There is another site like this though, its called streamy. This site is going beyond news and RSS feeds, its going to allow you to use AIM through the service.

But honestly, what is the point to all of this? What is the point to even having a web browser anymore when sites want to over-do it and make these ridiculously over crammed, integrated websites that are suppose to make our lives easier?

I think the proper direction for Web 3.0 to go would be to start focusing on WEB STANDARDS. There are still a huge gaping hole between standard compliance with Firefox and Internet Explorer. We keep wanting to add the internet to portable devices, make all these decked out websites, and really bring the web to a new level, but there are still huge problems that are not being solved that, if not solved, in the end will cause a big train wreck in how things work and are displayed when it comes to simply viewing web pages. Who else agrees with this?? I have been developing websites for a long time and own my own business in doing so. I can tell you that people like me, which there many of still, want more efficiency to making standard compliant websites that work in ALL browsers than to make ANOTHER way to bring us news and talk to our friends. We don’t need this yet!!

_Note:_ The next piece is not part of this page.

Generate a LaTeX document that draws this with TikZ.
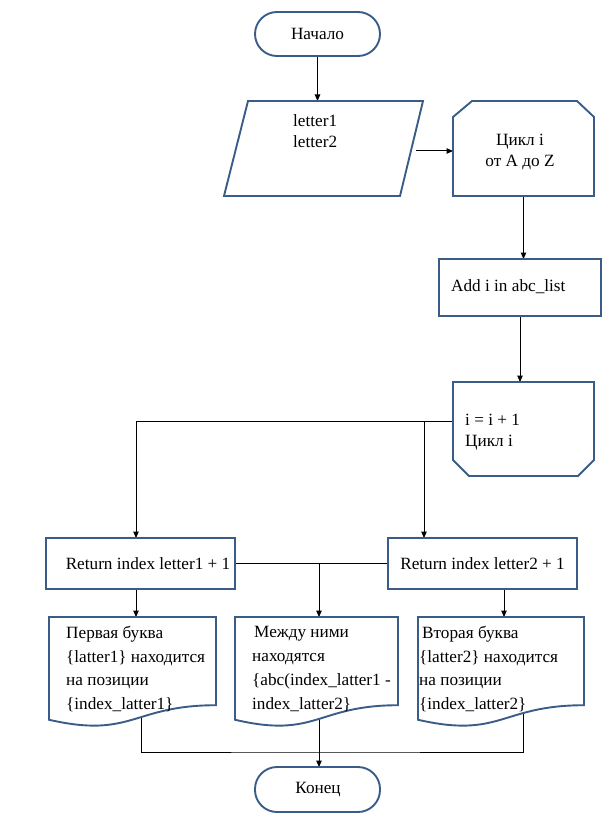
\documentclass[tikz,border=0pt]{standalone}
\usepackage{fontspec}
\setmainfont{Liberation Serif}
\usetikzlibrary{arrows.meta,calc}
\pgfdeclarelayer{bg}
\pgfdeclarelayer{conn}
\pgfdeclarelayer{shp}
\pgfsetlayers{bg,conn,shp,main}
\definecolor{bordercol}{RGB}{58,93,136}
\tikzset{
  frame/.style={draw=none,inner sep=0pt,outer sep=0pt},
  outline/.style={draw=bordercol,line width=1.9pt,fill=white,line join=miter},
  conn/.style={draw=black,line width=1pt},
  arr/.style={conn,-{Triangle[length=6.5pt,width=5.5pt]}},
  txt/.style={inner sep=0pt,font=\fontsize{17.2pt}{21pt}\selectfont},
  doctxt/.style={inner sep=0pt,align=left,font=\fontsize{17.2pt}{23.7pt}\selectfont}
}
\begin{document}
\begin{tikzpicture}[x=1pt,y=-1pt]
\begin{pgfonlayer}{bg}
\fill[white] (0,0) rectangle (608,829);
\end{pgfonlayer}
\useasboundingbox (0,0) rectangle (608,829);
% shape frames
\node[frame,minimum width=125pt,minimum height=44pt] (start) at (317.5,34) {};
\node[frame,minimum width=199pt,minimum height=95pt] (in) at (323.5,148.5) {};
\node[frame,minimum width=141pt,minimum height=95pt] (cyc) at (523.5,148.5) {};
\node[frame,minimum width=162pt,minimum height=57pt] (add) at (520,287.5) {};
\node[frame,minimum width=141pt,minimum height=94pt] (le) at (523.5,429) {};
\node[frame,minimum width=189pt,minimum height=51pt] (ret1) at (140.5,563.5) {};
\node[frame,minimum width=189pt,minimum height=51pt] (ret2) at (482.5,563.5) {};
\node[frame,minimum width=167pt,minimum height=110pt] (d1) at (132.5,672) {};
\node[frame,minimum width=163pt,minimum height=110pt] (d2) at (316.5,672) {};
\node[frame,minimum width=166pt,minimum height=110pt] (d3) at (501,672) {};
\node[frame,minimum width=125pt,minimum height=45pt] (end) at (317.5,789.5) {};
% outlines
\begin{pgfonlayer}{shp}
\draw[outline,rounded corners=22pt] (start.north west) rectangle (start.south east);
\draw[outline] ($(in.north west)+(24,0)$) -- (in.north east) -- ($(in.south east)+(-23,0)$) -- (in.south west) -- cycle;
\draw[outline] (cyc.south west) -- ($(cyc.north west)+(0,16)$) -- ($(cyc.north west)+(19,0)$) -- ($(cyc.north east)+(-17,0)$) -- ($(cyc.north east)+(0,16)$) -- (cyc.south east) -- cycle;
\draw[outline] (add.north west) rectangle (add.south east);
\draw[outline] (le.north west) -- (le.north east) -- ($(le.south east)+(0,-16)$) -- ($(le.south east)+(-16,0)$) -- ($(le.south west)+(16,0)$) -- ($(le.south west)+(0,-16)$) -- cycle;
\draw[outline] (ret1.north west) rectangle (ret1.south east);
\draw[outline] (ret2.north west) rectangle (ret2.south east);
\foreach \d in {d1,d2,d3}{
  \draw[outline] (\d.north west) -- (\d.north east) -- ($(\d.north east)!0.802!(\d.south east)$)
    .. controls ($(\d.north)!0.802!(\d.south)$) and ($(\d.north)!1.108!(\d.south)$) ..
    ($(\d.north west)!0.934!(\d.south west)$) -- cycle;
}
\draw[outline,rounded corners=22pt] (end.north west) rectangle (end.south east);
\end{pgfonlayer}
% connectors
\begin{pgfonlayer}{conn}
\coordinate (a1) at (416,151);
\coordinate (b1) at (453,421);
\coordinate (b2) at (424,421);
\coordinate (c2) at (319,563.5);
\coordinate (e1) at ([xshift=-4.5pt]ret1.south);
\coordinate (e3) at ([xshift=21.5pt]ret2.south);
\coordinate (f1) at (141,700);
\coordinate (f2) at (319,700);
\coordinate (f3) at (523,700);
\coordinate (g) at (319,752);
\draw[arr] (start.south) -- (start.south |- in.north);
\draw[arr] (a1) -- (a1 -| cyc.west);
\draw[arr] (cyc.south) -- (cyc.south |- add.north);
\draw[arr] (add.south) -- (add.south |- le.north);
\draw[arr] (b1) -| ([xshift=-4.5pt]ret1.north);
\draw[arr] (b2) -- (b2 |- ret2.north);
\draw[conn] (ret1.east) -- (ret2.west);
\draw[arr] (c2) -- (c2 |- d2.north);
\draw[arr] (e1) -- (e1 |- d1.north);
\draw[arr] (e3) -- (e3 |- d3.north);
\draw[conn] (f1) |- (g) -| (f3);
\draw[arr] (f2) -- (f2 |- end.north);
\end{pgfonlayer}
% texts
\node[txt] (t0) at (317.5,33.5) {Начало};
\node[txt,anchor=west,align=left] (t1) at (293,131) {letter1\\letter2};
\node[txt,align=center] (t2) at (520,152) {Цикл i\\от A до Z};
\node[txt,anchor=west] (t3) at (451,287) {Add i in abc\_list};
\node[txt,anchor=west,align=left] (t4) at (465,432.5) {i = i + 1\\Цикл i};
\node[txt] (t5) at (148,564) {Return index letter1 + 1};
\node[txt] (t6) at (482.5,564) {Return index letter2 + 1};
\node[doctxt,anchor=west] (t7) at (66,669) {Первая буква\\\{latter1\} находится\\на позиции\\\{index\_latter1\}};
\node[doctxt,anchor=west] (t8) at (252,669) {\hspace{2pt}Между ними\\находятся\\\{abc(index\_latter1 -\\index\_latter2\}};
\node[doctxt,anchor=west] (t9) at (419,669) {\hspace{3pt}Вторая буква\\\{latter2\} находится\\на позиции\\\{index\_latter2\}};
\node[txt] (t10) at (318,789.5) {Конец};
\end{tikzpicture}
\end{document}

“But honestly, what is the point to all of this?”

My question exactly.

I feel we have awakened an artificial intelligent sleeping tiger that will eventually maul us all.

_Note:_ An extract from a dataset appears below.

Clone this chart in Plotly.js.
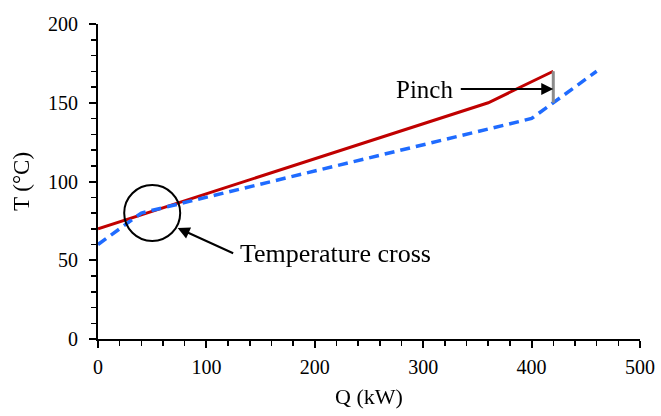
<!DOCTYPE html>
<html>
<head>
<meta charset="utf-8">
<script src="https://cdn.plot.ly/plotly-3.0.1.min.js"></script>
<style>html,body{margin:0;padding:0;background:#fff;}#chart{width:661px;height:416px;}
#chart svg.main-svg:nth-of-type(2){will-change:transform;}</style>
</head>
<body>
<div id="chart"></div>
<script>
// Hot composite curve
var hotQ = [0, 360, 420];
var hotT = [70, 150, 170];
// Cold composite curve
var coldQ = [0, 40, 400, 460];
var coldT = [60, 80, 140, 170];
// Pinch marker
var pinchQ = [420, 420];
var pinchT = [150, 170];
var xTicks = [0, 100, 200, 300, 400, 500];
var yTicks = [0, 50, 100, 150, 200];

var font = 'Liberation Serif, Times New Roman, serif';
var L = 98, R = 21, T = 24, B = 77, W = 661, H = 416;
var pw = W - L - R, ph = H - T - B;
function px(x) { return (x - L) / pw; }
function py(y) { return (H - B - y) / ph; }

var traces = [
  {x: hotQ, y: hotT, mode: 'lines', line: {color: '#C00000', width: 3}, hoverinfo: 'skip'},
  {x: coldQ, y: coldT, mode: 'lines', line: {color: '#1F6BFF', width: 3.5, dash: '10px,6px'}, hoverinfo: 'skip'},
  {x: pinchQ, y: pinchT, mode: 'lines', line: {color: '#8C8C8C', width: 3}, hoverinfo: 'skip'}
];

var layout = {
  width: W, height: H,
  margin: {l: L, r: R, t: T, b: B},
  showlegend: false,
  paper_bgcolor: '#fff', plot_bgcolor: '#fff',
  font: {family: font, color: '#000000', size: 20},
  xaxis: {
    range: [0, 500], tickvals: xTicks, ticktext: xTicks.map(String),
    showgrid: false, zeroline: false, showline: true, linecolor: '#000', linewidth: 2,
    ticks: 'outside', ticklen: 7, tickwidth: 2, tickcolor: '#000',
    minor: {dtick: 20, ticks: 'outside', ticklen: 5, tickwidth: 1.5, tickcolor: '#000', showgrid: false},
    tickfont: {family: font, size: 20, color: '#000000'},
    ticklabelstandoff: 2,
    title: {text: 'Q (kW)', font: {family: font, size: 22, color: '#000000'}, standoff: 12}
  },
  yaxis: {
    range: [0, 200], tickvals: yTicks, ticktext: yTicks.map(String),
    showgrid: false, zeroline: false, showline: true, linecolor: '#000', linewidth: 2,
    ticks: 'outside', ticklen: 7, tickwidth: 2, tickcolor: '#000',
    minor: {dtick: 10, ticks: 'outside', ticklen: 5, tickwidth: 1.5, tickcolor: '#000', showgrid: false},
    tickfont: {family: font, size: 20, color: '#000000'},
    ticklabelstandoff: 7,
    title: {text: '\u00a0\u00a0\u00a0T (°C)', font: {family: font, size: 23, color: '#000000'}, standoff: 12}
  },
  shapes: [
    {type: 'circle', xref: 'x', yref: 'y', xsizemode: 'pixel', ysizemode: 'pixel',
     xanchor: 50, yanchor: 80, x0: -28, x1: 28, y0: -28, y1: 28,
     line: {color: '#000', width: 2}}
  ],
  annotations: [
    {x: 420, y: 158.7, xref: 'x', yref: 'y', text: '', showarrow: true,
     ax: -94, ay: 0, arrowhead: 2, arrowsize: 1.2, arrowwidth: 2, arrowcolor: '#000'},
    {x: px(424), y: py(89), xref: 'paper', yref: 'paper', text: 'Pinch', showarrow: false,
     xanchor: 'center', yanchor: 'middle',
     font: {family: font, size: 25, color: '#000000'}},
    {x: 73.5, y: 70.5, xref: 'x', yref: 'y', text: '', showarrow: true,
     ax: 57, ay: 26, arrowhead: 2, arrowsize: 1.2, arrowwidth: 2, arrowcolor: '#000'},
    {x: px(238), y: py(253), xref: 'paper', yref: 'paper', text: 'Temperature cross', showarrow: false,
     xanchor: 'left', yanchor: 'middle',
     font: {family: font, size: 26, color: '#000000'}}
  ]
};

Plotly.newPlot('chart', traces, layout, {staticPlot: true, displayModeBar: false});
</script>
</body>
</html>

The idea of semantic web sounds exciting. To this, I would add dynamic functionality so you can change the arrangement of objects to tease new meanings out of the same objects. This will all be a boon to OOP, so, if you don’t already know OOP, you better learn it sooner, rather than later. :)

OOP is exactly opposed to semantic/knowledge technology. Procedural vs Declarative. So, i diagree with rodsadcones :-)

OOP is exactly opposed to semantic/knowledge technology. Procedural vs Declarative. So, i diagree with rodsadcones

what is the difference between javascript and html?